The latest shot at Murtha is a dubious "defamation" lawsuit brought against him by Staff Sgt. Frank Wuterich, a man whose name the congressman has never uttered. Wuterich is one of the Marines who may be implicated in an alleged massacre of civilians at Haditha, an incident under investigation by the Pentagon. Murtha warned of a coverup but never mentioned Wuterich. The lawyers who brought the lawsuit claim that they have nothing to do with the Republican Party, but it is curious indeed that they have chosen to sue Murtha alone, rather than Republican politicians who have made similar comments or media outlets that have reported preliminary findings in the Haditha probe. According to Glenn Greenwald, one of Wuterich's lawyers has promised to add Republican defendants to the lawsuit -- which may serve as a test of who is really behind this meritless litigation.
And this week, the Republican National Committee launched a direct assault against Murtha on its Web site, featuring his "Democrat Cut-and-Run Tour of America" and a map of the United States flying little white flags.
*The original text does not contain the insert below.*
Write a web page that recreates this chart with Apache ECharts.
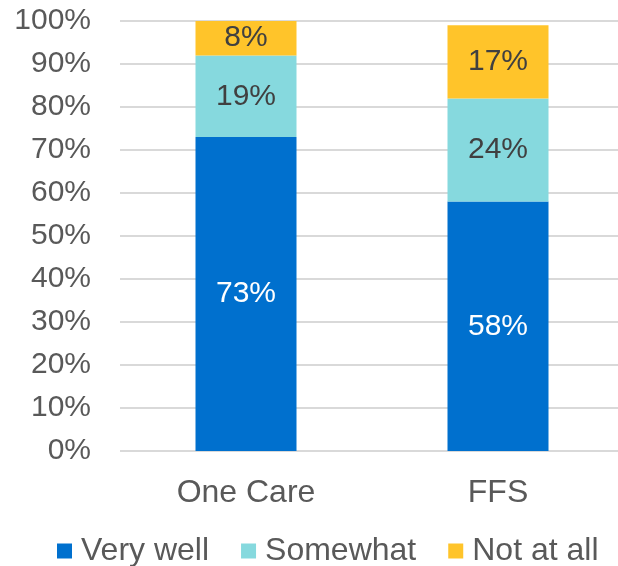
<!DOCTYPE html>
<html>
<head>
<meta charset="utf-8">
<script src="https://cdn.jsdelivr.net/npm/echarts@6/dist/echarts.min.js"></script>
<style>
  html, body { margin: 0; padding: 0; background: #fff; }
  #chart { width: 618px; height: 566px; }
</style>
</head>
<body>
<div id="chart"></div>
<script>
// Plans compared
const categories = ['One Care', 'FFS'];

// Share of respondents per answer (percent)
const veryWell = [73, 58];
const somewhat = [19, 24];
const notAtAll = [8, 17];

const seriesNames = ['Very well', 'Somewhat', 'Not at all'];
const seriesColors = ['#0070CE', '#86D9DE', '#FFC42A'];
const labelColors = ['#FFFFFF', '#404040', '#404040'];

const FONT = '"Liberation Sans", Arial, sans-serif';

const chart = echarts.init(document.getElementById('chart'), null, { renderer: 'canvas' });

function makeSeries(name, data, idx) {
  return {
    name: name,
    type: 'bar',
    stack: 'total',
    data: data,
    barWidth: 101,
    itemStyle: { color: seriesColors[idx] },
    label: {
      show: true,
      position: 'inside',
      formatter: '{c}%',
      color: labelColors[idx],
      fontFamily: FONT,
      fontSize: 30
    },
    emphasis: { disabled: true }
  };
}

chart.setOption({
  animation: false,
  backgroundColor: '#ffffff',
  grid: {
    left: 120, top: 21, width: 504, height: 430,
    containLabel: false,
    outerBoundsMode: 'none'
  },
  legend: {
    left: 57,
    top: 535,
    padding: 0,
    itemWidth: 15,
    itemHeight: 15,
    itemGap: 32,
    icon: 'rect',
    data: seriesNames,
    textStyle: {
      color: '#595959',
      fontFamily: FONT,
      fontSize: 32,
      padding: [0, 0, 0, 4]
    }
  },
  xAxis: {
    type: 'category',
    data: categories,
    axisLine: { show: false },
    axisTick: { show: false },
    axisLabel: {
      margin: 26,
      color: '#595959',
      fontFamily: FONT,
      fontSize: 32
    }
  },
  yAxis: {
    type: 'value',
    min: 0,
    max: 100,
    interval: 10,
    axisLine: { show: false },
    axisTick: { show: false },
    splitLine: { lineStyle: { color: '#D9D9D9', width: 2 } },
    axisLabel: {
      margin: 29,
      formatter: '{value}%',
      color: '#595959',
      fontFamily: FONT,
      fontSize: 30,
      padding: [3, 0, 0, 0]
    }
  },
  series: [
    makeSeries(seriesNames[0], veryWell, 0),
    makeSeries(seriesNames[1], somewhat, 1),
    makeSeries(seriesNames[2], notAtAll, 2)
  ]
});
</script>
</body>
</html>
Slapped up on the site rather haphazardly in the form of an opposition research memo, the GOP hit piece is headlined "Rep. Murtha Wrong on Iraq" -- and then lists his votes in favor of military action against Saddam Hussein. It rakes him for voting like a Democrat against Bush's regressive tax cuts, and goes on to resurrect ancient news clippings about Murtha from the Abscam scandal more than two decades ago. (He turned down a bribe, testified against two other congressmen, and was cleared by the House Ethics Committee.) A measure of this dredging operation's desperation is its extensive use of quotations from Gary Ruskin, an ethics watchdog whose opinions of Republican legislators will never be seen on the GOP's Web site.
The would-be assassins of Murtha's character have short and convenient memories. To look back through the pages of the Republican and right-wing press is to find copious endorsements of the Pennsylvania Democrat as a tough, patriotic, bipartisan legislator. Consider the descriptions of Murtha in the Weekly Standard, home of the Iraq war's most fervent cheerleaders and house journal of the neoconservative hawks, in years past.
During the Clinton years, Standard writers referred to Murtha as a "plain-spoken" good guy who was "one of the most respected Democrats in the House." Before Bush took office, the magazine reported that Tom DeLay, then the House whip, had urged Vice President-elect Dick Cheney to cement his connections with the crusty legislator. "The first person you should call on Capitol Hill is Jack Murtha," DeLay told Cheney. The magazine praised him for being "conservative" and "pro-defense."
And in May 2004, the magazine published a long article by editor William Kristol and Robert Kagan, one of the leading neocon ideologues, that defended Murtha against certain partisan critics.
"Rep. John Murtha has been attacked by Republicans for insisting that we are unlikely to succeed in Iraq without a big increase in the number of troops," they wrote. "These attacks on Murtha are stupid, because he is absolutely right. The Pentagon continues to fiddle while Iraq burns."
Nothing has changed since then, of course, except that more of Iraq has burned, more Americans and many more Iraqis have been killed and wounded -- and one conservative, pro-defense congressman has admitted his error and tried to correct a terrible mistake. Those who once praised him and now cast doubt on his patriotism only disgrace themselves.